2.) You're correct that Hard encounters from Kobold.com tend to be easy for an optimized party. There's nothing wrong with turning up the difficulty. My game is combat-light, but when combats do occur I find that 200% to 300% of Deadly is about the right level for a challenging encounter, one that makes me think, "Hey, I'd want to play a PC in this fight" instead of "I'm tempted to handwave this and just say, 'You won. What do you do next?'"

I don't usually go over about 130% of the "XP per adventuring day" DMG chart though, not so much because of difficulty as for story reasons--it's rare to do that much fighting in a day.

3.) What makes a combat boring is not so much whether it's easy on the DMG scale as whether it's predictable for the players. I've had fights that looked under control for the party using regular tactics, until at the end of the fight something fails a morale check, decides to charge instead of running away, and overruns the front line heading for the back line spellcasters. At no time during that fight was the party in any danger of TPK or even PC death, but they were in danger of having their nice predictable game plan shredded by a monster doing something unexpected.
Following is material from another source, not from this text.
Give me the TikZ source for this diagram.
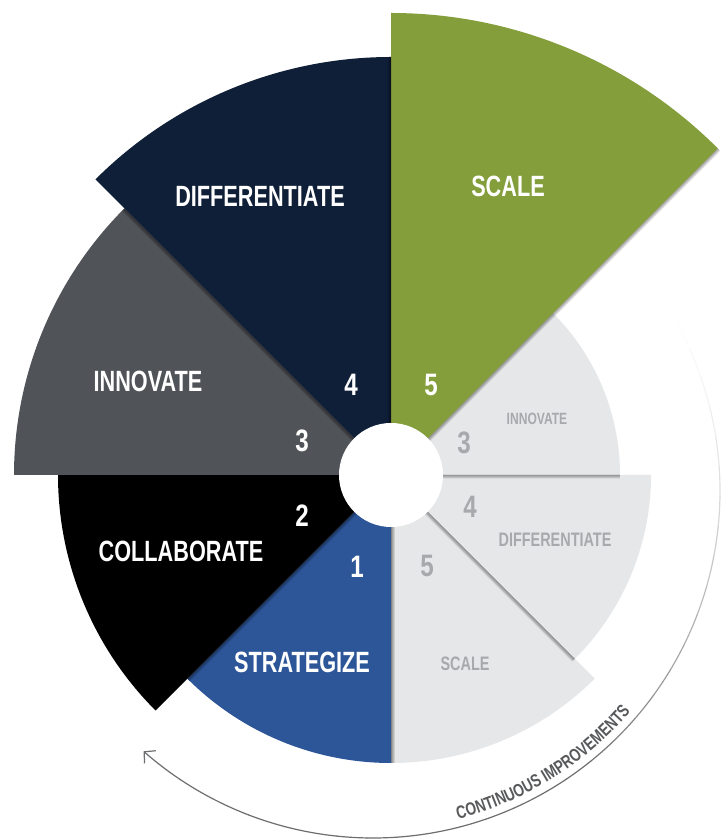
\documentclass[tikz,border=0pt]{standalone}
\usepackage{fontspec}
\usetikzlibrary{arrows.meta,decorations.text}

\newfontfamily\wheelfont{Liberation Sans}[FakeStretch=0.74]
\newfontfamily\digitfont{Liberation Sans}[FakeStretch=0.78]
\newfontfamily\arcfont{Liberation Sans}[FakeStretch=0.76]

\definecolor{wgreen}{HTML}{839E3B}
\definecolor{wnavy}{HTML}{0F1F38}
\definecolor{wgray}{HTML}{505358}
\definecolor{wblue}{HTML}{2D5699}
\definecolor{wlight}{HTML}{E6E7E8}
\definecolor{wlighttext}{HTML}{A7A9AC}
\definecolor{warc}{HTML}{6D6E71}
\definecolor{warctext}{HTML}{58595B}

% wedge of the wheel: start angle, end angle, radius
\newcommand\wheelsector[3]{(C) -- ++(#1:#3) arc[start angle=#1,end angle=#2,radius=#3] -- cycle}
% soft shadow along a radial edge: angle, length
\newcommand\edgeshadow[2]{\foreach \w in {1,...,8}{\draw[line width=\w pt, black, opacity=0.055] (C) -- ++(#1:#2);}}

\begin{document}
\begin{tikzpicture}[x=1pt,y=1pt,
  biglabel/.style={inner sep=0pt, text=white, font=\wheelfont\bfseries\fontsize{29.3}{30}\selectfont},
  biglabelnum/.style={inner sep=0pt, text=white, font=\digitfont\bfseries\fontsize{31}{32}\selectfont},
  smalllabel/.style={inner sep=0pt, text=wlighttext, font=\wheelfont\bfseries\fontsize{19.5}{20}\selectfont},
  smalllabelnum/.style={inner sep=0pt, text=wlighttext, font=\digitfont\bfseries\fontsize{31}{32}\selectfont},
  arclabel/.style={font=\arcfont\bfseries\fontsize{18}{19}\selectfont}]

\useasboundingbox (0,0) rectangle (725,840);
\fill[white] (0,0) rectangle (725,840);

\coordinate (C) at (391,365);
\coordinate (A) at (373,349);

% repeated cycle (light wedges)
\fill[wlight] \wheelsector{-90}{-45}{288pt};
\fill[wlight] \wheelsector{-45}{0}{260pt};
\fill[wlight] \wheelsector{0}{45}{229pt};

% main cycle wedges
\fill[wblue]  \wheelsector{225}{270}{288pt};
\fill[black]  \wheelsector{180}{225}{333pt};
\fill[wgray]  \wheelsector{135}{180}{377pt};
\fill[wnavy]  \wheelsector{90}{135}{418pt};

% edge shadows
\begin{scope}
  \clip \wheelsector{-90}{-45}{288pt};
  \edgeshadow{270}{288pt}
  \edgeshadow{-45}{260pt}
\end{scope}
\begin{scope}
  \clip \wheelsector{-45}{0}{260pt};
  \edgeshadow{0}{229pt}
\end{scope}
\begin{scope}
  \clip \wheelsector{225}{270}{288pt};
  \edgeshadow{225}{333pt}
\end{scope}
\begin{scope}
  \clip \wheelsector{135}{180}{377pt};
  \edgeshadow{135}{418pt}
\end{scope}
\edgeshadow{45}{462pt}

\fill[wgreen] \wheelsector{45}{90}{462pt};
\begin{scope}
  \clip \wheelsector{90}{135}{418pt};
  \edgeshadow{90}{462pt}
\end{scope}

% hub
\fill[white] (C) circle[radius=52pt];

% stage names
\node[biglabel] (lscale)  at (508,654) {SCALE};
\node[biglabel] (ldiff)   at (260,644) {DIFFERENTIATE};
\node[biglabel] (linno)   at (148,459) {INNOVATE};
\node[biglabel] (lcollab) at (181,289) {COLLABORATE};
\node[biglabel] (lstrat)  at (302,178) {STRATEGIZE};

% stage numbers
\node[biglabelnum] (nfive)  at (431,455) {5};
\node[biglabelnum] (nfour)  at (351,455) {4};
\node[biglabelnum] (nthree) at (302,399) {3};
\node[biglabelnum] (ntwo)   at (302,324) {2};
\node[biglabelnum] (none)   at (357,273) {1};

% repeated stages
\node[smalllabel, font=\wheelfont\bfseries\fontsize{16.3}{17}\selectfont] (rinno) at (537,421) {INNOVATE};
\node[smalllabel] (rdiff)  at (555,300) {DIFFERENTIATE};
\node[smalllabel] (rscale) at (465,176) {SCALE};
\node[smalllabelnum] (rthree) at (464,397) {3};
\node[smalllabelnum] (rfour)  at (470,333) {4};
\node[smalllabelnum] (rfive)  at (427,274) {5};

% continuous improvement arrow, fading in from the top
\foreach \a in {34,29,...,-121}{
  \pgfmathsetmacro\t{min(1,(34-\a)/84)}
  \pgfmathsetmacro\p{100*\t^1.5}
  \draw[line width=1.2pt, line cap=round, color=warc!\p!white]
    (A) ++(\a:347pt) arc[start angle=\a, end angle=\a-5, radius=347pt];
}
\draw[line width=1.2pt, color=warc, -{Straight Barb[length=8pt,width=17pt]}]
  (A) ++(-126:347pt) coordinate (arcend) arc[start angle=-126, end angle=-131.4, radius=347pt];

\path[arclabel, decorate, decoration={text along path, text align=center, text color=warctext,
  text={|\arcfont\bfseries\fontsize{18}{19}\selectfont|CONTINUOUS IMPROVEMENTS}}]
  (A) ++(-77:339pt) arc[start angle=-77, end angle=-39, radius=339pt];

\end{tikzpicture}
\end{document}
They managed to pull things back together without spending any unplanned HP or resources (thanks to the Paladin choosing to charge and grapple) and got it back on track, but the player's goals (beat this Hard encounter without losing any HP or spell slots above 1st level) were threatened, and they had to make decisions to get things back on track.

So, use monsters who Hide before combat and don't reveal themselves immediately on the first round of combat; use monsters who are willing to retreat behind cover and wait with readied actions instead of immediately charging; use monsters who will occasionally find reason to ignore the tasty fighter on the front-line in favor of something unexpected; use unusual terrains like vertical cliffs, and monsters who take advantage of those terrains to harass the PCs.

It doesn't matter if they come close to dying as long as the players are forced to make decisions.